Zara's recipe for success: More data, fewer bosses
November 24, 2016
The biggest fashion retailer is thriving as rivals falter
Deep inside a sprawling glass-and-cement edifice, the size of an airplane hangar in the Spanish town of Arteixo, 10 designers swarm around a model dressed in cropped gray trousers and a double-breasted navy blazer. Sweaters, shirts, and suits are spread out on the white-tile floor, while seamstresses in white labcoats stitch prototypes nearby. “It’s classic, but it’s new at the same time,” says a woman from China. “I’m not sure about the bold patterns,” counters a British woman, dressed in white sneakers and a flowing skirt. Others nod their assent or express doubt.
This international tribe of thirtysomethings is a big part of the success of Zara, the brand that over the past four decades has grown from a single store in the Spanish city of La Coruña into the biggest fashion retailer on earth. As the team debates whether the collection is too plain or too daring, it becomes clear no one is in charge. Juan Mendivil, a menswear buyer, fields opinions, but the decision doesn’t rest with him, and everyone has a say. They finally agree on solid colours and traditional cuts for Europe and bold patterns for China, where sales data indicate such styles are popular.
Unlike rivals such as Gap, H&M, and Primark, Zara has no chief designer, and there’s little discernible hierarchy. Its 350 designers are given unparalleled independence in approving products and campaigns, shipping fresh styles to stores twice a week. Guided by daily data feeds showing what’s selling and what’s stalling, the teams develop fashions for the coming weeks. Every morning, staff in Arteixo divine what’s popular by monitoring sales figures and thousands of comments from customers, store managers, and country directors in cities as far-flung as Taipei, Moscow, and New York.
Zara’s culture isn’t as easily copied as the latest fashion trends, and that partly explains why Inditex, its parent company, is a breakaway success while most global clothing retailers are struggling. American Apparel filed for bankruptcy in November for a second time, sales have fallen at Gap stores, and profit is down at H&M. In contrast, Inditex powered ahead with an 11 percent rise in revenue in the first half of the year. “There isn’t a magic formula,” says Pablo Isla, Inditex’s chairman and chief executive officer. “There are no stars. We are able to react to data during the season, but in the end, what we offer our customers is fashion, and there’s a human element to that.”

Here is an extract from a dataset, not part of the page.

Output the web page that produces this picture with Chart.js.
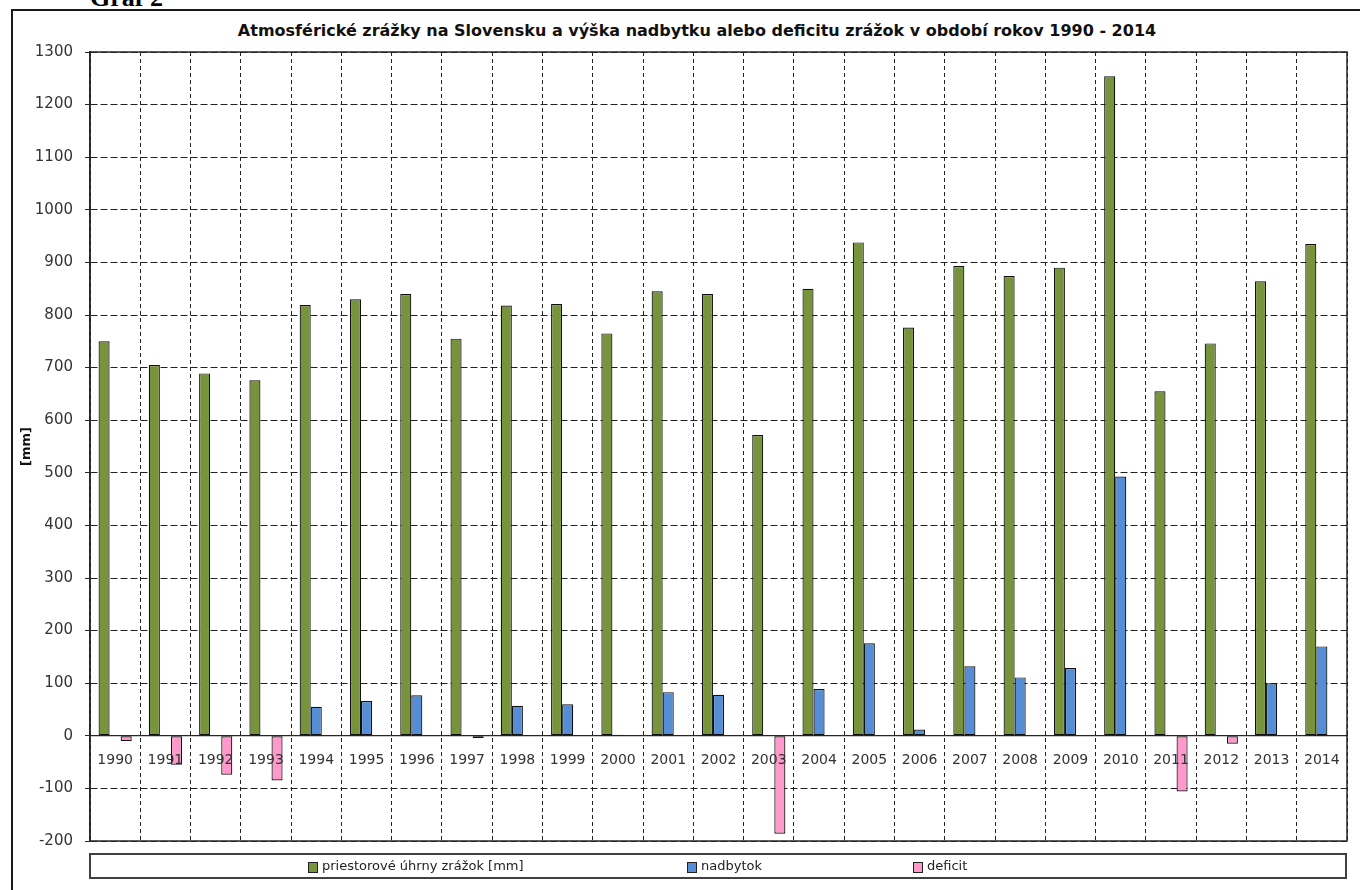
<!DOCTYPE html>
<html lang="sk">
<head>
<meta charset="utf-8">
<title>Atmosférické zrážky na Slovensku 1990 - 2014</title>
<script src="https://cdn.jsdelivr.net/npm/chart.js@4/dist/chart.umd.min.js"></script>
<style>
  html, body { margin: 0; padding: 0; background: #fff; overflow: hidden; }
  body { width: 1360px; height: 890px; position: relative; font-family: "DejaVu Sans", sans-serif; }
  #graf-nadpis { position: absolute; left: 90px; top: -15px; font: bold 26px/26px "Liberation Serif", serif; color: #000; white-space: nowrap; }
  #ram { position: absolute; left: 11px; top: 9px; width: 1400px; height: 1000px; border: 2px solid #1a1a1a; box-sizing: border-box; }
  #nazov { position: absolute; left: 0; top: 21px; width: 1394px; text-align: center; font: bold 16px/19px "DejaVu Sans", sans-serif; color: #111; white-space: nowrap; }
  #wrap { position: absolute; left: 0; top: 0; width: 1360px; height: 890px; }
  #legenda { position: absolute; left: 89px; top: 853px; width: 1258px; height: 26px; border: 2px solid #404040; box-sizing: border-box; }
  .lg-box { position: absolute; width: 8px; height: 9px; border: 1px solid #222; box-sizing: content-box; }
  .lg-text { position: absolute; font: 13px/18px "DejaVu Sans", sans-serif; color: #222; white-space: nowrap; }
</style>
</head>
<body>
<div id="graf-nadpis">Graf 2</div>
<div id="ram"></div>
<div id="nazov">Atmosférické zrážky na Slovensku a výška nadbytku alebo deficitu zrážok v období rokov 1990 - 2014</div>
<div id="wrap"><canvas id="graf"></canvas></div>
<div id="legenda"></div>
<script>
// Roky a hodnoty zrážok v mm
const roky = ['1990','1991','1992','1993','1994','1995','1996','1997','1998','1999','2000','2001','2002','2003','2004','2005','2006','2007','2008','2009','2010','2011','2012','2013','2014'];
const uhrny = [750, 705, 689, 676, 819, 830, 840, 755, 818, 821, 765, 845, 840, 572, 850, 938, 776, 893, 874, 890, 1254, 655, 746, 864, 935];
const nadbytok = [null, null, null, null, 55, 66, 77, null, 57, 60, 2, 83, 78, null, 89, 176, 12, 132, 111, 129, 493, null, null, 100, 170];
const deficit = [-10, -55, -74, -85, null, null, null, -4, null, null, null, null, null, -186, null, null, null, null, null, null, null, -106, -15, null, null];

// Rozsah osi y
const osYMin = -200;
const osYMax = 1300;
const osYKrok = 100;

// Názvy radov
const nazvyRadov = ['priestorové úhrny zrážok [mm]', 'nadbytok', 'deficit'];
const farbyRadov = ['#77933C', '#558ED5', '#FF99CC'];

// Rám okolo plochy grafu
const ramPlochy = {
  id: 'ramPlochy',
  afterDatasetsDraw(chart) {
    const a = chart.chartArea;
    const ctx = chart.ctx;
    ctx.save();
    ctx.strokeStyle = '#262626';
    ctx.lineWidth = 1.5;
    ctx.strokeRect(a.left, a.top, a.right - a.left, a.bottom - a.top);
    ctx.restore();
  }
};

const pismo = '"DejaVu Sans", sans-serif';

const graf = new Chart(document.getElementById('graf'), {
  type: 'bar',
  data: {
    labels: roky,
    datasets: [uhrny, nadbytok, deficit].map((hodnoty, i) => ({
      label: nazvyRadov[i],
      data: hodnoty,
      backgroundColor: farbyRadov[i],
      borderColor: '#111',
      borderWidth: 1.2,
      borderSkipped: false,
      categoryPercentage: 0.66,
      barPercentage: 1.0
    }))
  },
  options: {
    responsive: true,
    maintainAspectRatio: false,
    animation: false,
    layout: { padding: { left: 12, right: 13, top: 52, bottom: 49 } },
    plugins: {
      legend: { display: false },
      title: { display: false },
      tooltip: { enabled: false }
    },
    scales: {
      x: {
        type: 'category',
        position: { y: 0 },
        grid: {
          color: '#222',
          lineWidth: 1,
          offset: true,
          drawTicks: false
        },
        border: { display: true, color: '#262626', width: 1.2, dash: [4, 3] },
        ticks: {
          z: 1,
          padding: 16,
          color: '#333',
          maxRotation: 0,
          autoSkip: false,
          font: { family: pismo, size: 14 }
        }
      },
      y: {
        min: osYMin,
        max: osYMax,
        afterFit(scale) { scale.width = 78; },
        grid: {
          color: '#222',
          lineWidth: 1,
          tickLength: 5,
          tickColor: '#262626',
          tickBorderDash: []
        },
        border: { display: true, color: '#262626', width: 1.5, dash: [7, 3] },
        ticks: {
          stepSize: osYKrok,
          padding: 12,
          color: '#333',
          font: { family: pismo, size: 15 },
          callback: (hodnota) => String(hodnota)
        },
        title: {
          display: true,
          text: '[mm]',
          color: '#111',
          padding: { top: 7, bottom: 0 },
          font: { family: pismo, size: 13, weight: 'bold' }
        }
      }
    }
  },
  plugins: [ramPlochy]
});

// Legenda pod grafom
const legenda = document.getElementById('legenda');
const polohyLegendy = [306, 685, 911];
graf.data.datasets.forEach((ds, i) => {
  const box = document.createElement('div');
  box.className = 'lg-box';
  box.style.left = (polohyLegendy[i] - 89) + 'px';
  box.style.top = '7px';
  box.style.background = ds.backgroundColor;
  legenda.appendChild(box);
  const txt = document.createElement('div');
  txt.className = 'lg-text';
  txt.style.left = (polohyLegendy[i] - 89 + 14) + 'px';
  txt.style.top = '2px';
  txt.textContent = ds.label;
  legenda.appendChild(txt);
});
</script>
</body>
</html>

Controlled by Spanish billionaire Amancio Ortega, who this year briefly surpassed Bill Gates to become the world’s richest man before falling back to second place, Inditex posted €20.9 billion ($22.2 billion) in sales last year, from 7,100 stores in 93 countries. Other Inditex brands such as Bershka, Massimo Dutti, and Pull & Bear are growing, but Zara still accounts for two-thirds of sales. Ortega hired Isla, a bespectacled former Banco Popular Español executive, as CEO in 2005, but he hasn’t retired. At 80, he still comes to work most days, often sitting in the Zara women’s department, where his 32-year-old daughter Marta works on the commercial team after a stint at Bershka. While he can sometimes be seen walking his dog Pepe in the town square of nearby La Coruña, Ortega remains one of the world’s most secretive billionaires, leaving Isla to oversee Inditex.
One concern for Zara is managing its growth, says Andy Hughes, a retail analyst at UBS. With Inditex’s sales almost doubling since 2009, Isla is adding stores at a slower pace, concentrating instead on a smaller number of flagship locations and its online business. Another concern is that rivals might figure out how to match Zara’s quick turnarounds. “Everyone in the industry is trying to replicate its design prowess,” Hughes says. “No one could match Inditex, but the gap might close.”